『アライブ』次回は“最初の山場”に? 松下奈緒×木村佳乃が噛みしめた、家族との時間の大切さ

 匠(中村俊介)の容態が急変したとの連絡を受けて病院に駆けつけた心(松下奈緒)。心の幻の中では意識を取り戻した匠だったが、現実では危険な状態にあると担当医の須藤(田辺誠一)から告げられる。それを受けて匠の父・京太郎(北大路欣也)は「最後ぐらい好きな場所で」と、自宅で匠を看取ることはできないかと提案する。23日に放送されたフジテレビ系列木曜ドラマ『アライブ がん専門医のカルテ』第3話は、愛する者との別れをどのように迎えるかということをテーマに、医者という立場で人の死に向き合う“オンコロ先生”としての姿と、夫の死に直面した恩田心という1人の人間としての姿が如実に重なり合うエピソードとなったといえよう。

 横浜みなと総合病院に高カルシウム血症を起こして搬送されてきた末期の肺がん患者・木内陽子(朝加真由美)。転移も見られ、著しく体力も低下していることから心がいる腫瘍内科では彼女の抗がん剤治療を続けるべきか、中止して緩和ケアにするべきかで真っ向から意見が分かれることに。そして、初めは家族に気を遣い、ホスピスで緩和ケアを受けると言っていた木内だったが、夫と話し合って在宅で緩和ケアを行うことに決める。しかし、家事すらまともにできない木内の夫に、2人の娘は猛反発してしまうのだ。

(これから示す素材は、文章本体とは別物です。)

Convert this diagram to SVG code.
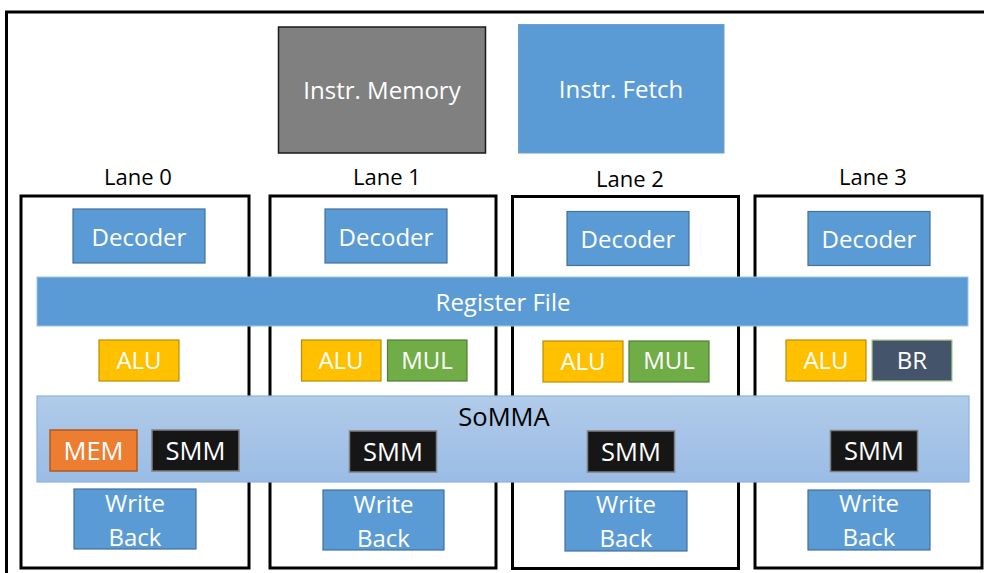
<svg xmlns="http://www.w3.org/2000/svg" width="984" height="573" viewBox="0 0 984 573">
<defs>
<linearGradient id="gSomma" x1="0" y1="0" x2="0" y2="1">
<stop offset="0" stop-color="#B1CBE9"/>
<stop offset="1" stop-color="#9ABCE5"/>
</linearGradient>
</defs>
<style>
text{font-family:"Open Sans","Noto Sans","DejaVu Sans",sans-serif;font-size:24px;text-anchor:middle;fill:#FFFFFF}
.lbl{fill:#000000;font-size:22px}
.big{font-size:25.5px}
.lane{fill:#FFFFFF;stroke:#000000;stroke-width:3}
.blue{fill:#5B9BD5;stroke:#41719C;stroke-width:1.2}
.alu{fill:#FFC000;stroke:#BC8C00;stroke-width:1.2}
.mul{fill:#70AD47;stroke:#507E32;stroke-width:1.2}
.br{fill:#44546A;stroke:#A9D18E;stroke-width:1.2}
.smm{fill:#161616;stroke:#7F7F7F;stroke-width:1.5}
.mem{fill:#ED7D31;stroke:#AE5A21;stroke-width:1.5}
</style>
<rect x="0" y="0" width="984" height="573" fill="#FFFFFF"/>
<rect x="6.5" y="12" width="990" height="580" fill="#FFFFFF" stroke="#000000" stroke-width="3"/>

<g id="instr-memory">
<rect x="278.5" y="27" width="207" height="126" fill="#808080" stroke="#1A1A1A" stroke-width="1.5"/>
<text x="382" y="99">Instr. Memory</text>
</g>
<g id="instr-fetch">
<rect x="518.5" y="24.5" width="205.5" height="128.5" fill="#5B9BD5" stroke="#6D9FCF" stroke-width="1"/>
<text x="621" y="98">Instr. Fetch</text>
</g>

<g id="lane0">
<text class="lbl" x="138" y="185">Lane 0</text>
<rect class="lane" x="21" y="196" width="228" height="372"/>
</g>
<g id="lane1">
<text class="lbl" x="387" y="185">Lane 1</text>
<rect class="lane" x="270" y="196" width="226" height="372"/>
</g>
<g id="lane2">
<text class="lbl" x="630" y="187">Lane 2</text>
<rect class="lane" x="512.5" y="196.5" width="226" height="372"/>
</g>
<g id="lane3">
<text class="lbl" x="873" y="185">Lane 3</text>
<rect class="lane" x="755" y="196" width="227" height="372"/>
</g>

<g id="decoder0"><rect class="blue" x="73" y="209" width="132" height="54"/><text x="139" y="245.5">Decoder</text></g>
<g id="decoder1"><rect class="blue" x="325" y="209" width="122" height="54"/><text x="386" y="245.5">Decoder</text></g>
<g id="decoder2"><rect class="blue" x="567" y="211.5" width="122" height="54"/><text x="628" y="248">Decoder</text></g>
<g id="decoder3"><rect class="blue" x="808" y="211.5" width="122" height="54"/><text x="869" y="248">Decoder</text></g>

<g id="register-file">
<rect x="37" y="277" width="931" height="49" fill="#5B9BD5" stroke="#9DC3E6" stroke-width="1"/>
<text x="503" y="311">Register File</text>
</g>

<g id="alu0"><rect class="alu" x="99" y="340" width="80" height="41"/><text x="139" y="369">ALU</text></g>
<g id="alu1"><rect class="alu" x="301.5" y="340" width="79.5" height="41"/><text x="341" y="369">ALU</text></g>
<g id="mul1"><rect class="mul" x="387.5" y="340" width="79.5" height="41"/><text x="427" y="369">MUL</text></g>
<g id="alu2"><rect class="alu" x="543" y="341" width="80" height="41"/><text x="583" y="370">ALU</text></g>
<g id="mul2"><rect class="mul" x="629" y="341" width="80" height="41"/><text x="669" y="369">MUL</text></g>
<g id="alu3"><rect class="alu" x="786" y="340" width="80" height="41"/><text x="826" y="369">ALU</text></g>
<g id="br3"><rect class="br" x="872" y="340" width="80" height="41"/><text x="912" y="369">BR</text></g>

<g id="somma">
<rect x="37" y="396" width="932" height="86" fill="url(#gSomma)" stroke="#8DB3E0" stroke-width="1.2"/>
<text class="big" x="504" y="426" style="fill:#000000">SoMMA</text>
</g>

<g id="mem0"><rect class="mem" x="50" y="430" width="87" height="41"/><text class="big" x="93.5" y="460">MEM</text></g>
<g id="smm0"><rect class="smm" x="152" y="430" width="87" height="41"/><text class="big" x="195.5" y="460">SMM</text></g>
<g id="smm1"><rect class="smm" x="349.5" y="431" width="87" height="41"/><text class="big" x="393" y="461">SMM</text></g>
<g id="smm2"><rect class="smm" x="587.5" y="431" width="87" height="41"/><text class="big" x="631" y="461">SMM</text></g>
<g id="smm3"><rect class="smm" x="830.5" y="430.5" width="87" height="41"/><text class="big" x="874" y="460">SMM</text></g>

<g id="writeback0"><rect class="blue" x="74" y="489" width="122" height="60"/><text x="135" y="512">Write</text><text x="135" y="546">Back</text></g>
<g id="writeback1"><rect class="blue" x="323" y="490" width="121" height="60"/><text x="383.5" y="513">Write</text><text x="383.5" y="547">Back</text></g>
<g id="writeback2"><rect class="blue" x="565" y="491" width="122" height="60"/><text x="626" y="513">Write</text><text x="626" y="547">Back</text></g>
<g id="writeback3"><rect class="blue" x="808" y="490" width="122" height="60"/><text x="869" y="512">Write</text><text x="869" y="546">Back</text></g>

<g id="connectors"/>
</svg>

 今回のエピソードの大きな主題としてあるのは「緩和医療」であろう。序盤に阿久津(木下ほうか)が語るように、近年では早期から緩和ケアを取り入れることがわずかながら増えつつある。元々の緩和ケアは「治癒を目指した治療が有効でなくなった患者に対するもの」とされてきたが、その後「少しでも苦痛を和らげることで患者本人とその家族のQOL(=クオリティ・オブ・ライフ)を向上させ、残された時間をより良い形で過ごす」という意味合いへと変化していった。さらに数年前には早期から緩和ケアを行うことで生存期間が延長する可能性があるという論文も発表されているのである。

 早期からの緩和ケアで生存期間が延びることへの明確な根拠はないものの、患者自身が予後や治療について理解を深めることができ、患者自身やその家族への精神的な負担が少ないことなどが理由として考えられるようだ。もっとも、その序盤の阿久津の言葉のすぐ直後には「がん患者の人数に対して緩和ケア医が少なすぎる」ために、まだ早期の緩和ケアが主流にはなりきれていないことも指摘されている。緩和ケア=死の宣告というイメージもまだ強くある状態に加え、いまや年間で新たにがんと診断される患者の数が100万人にのぼる時代。そうした中だからこそ、あまりスポットの当たらない医療現場の現状を描く本作の意義は高まることだろう。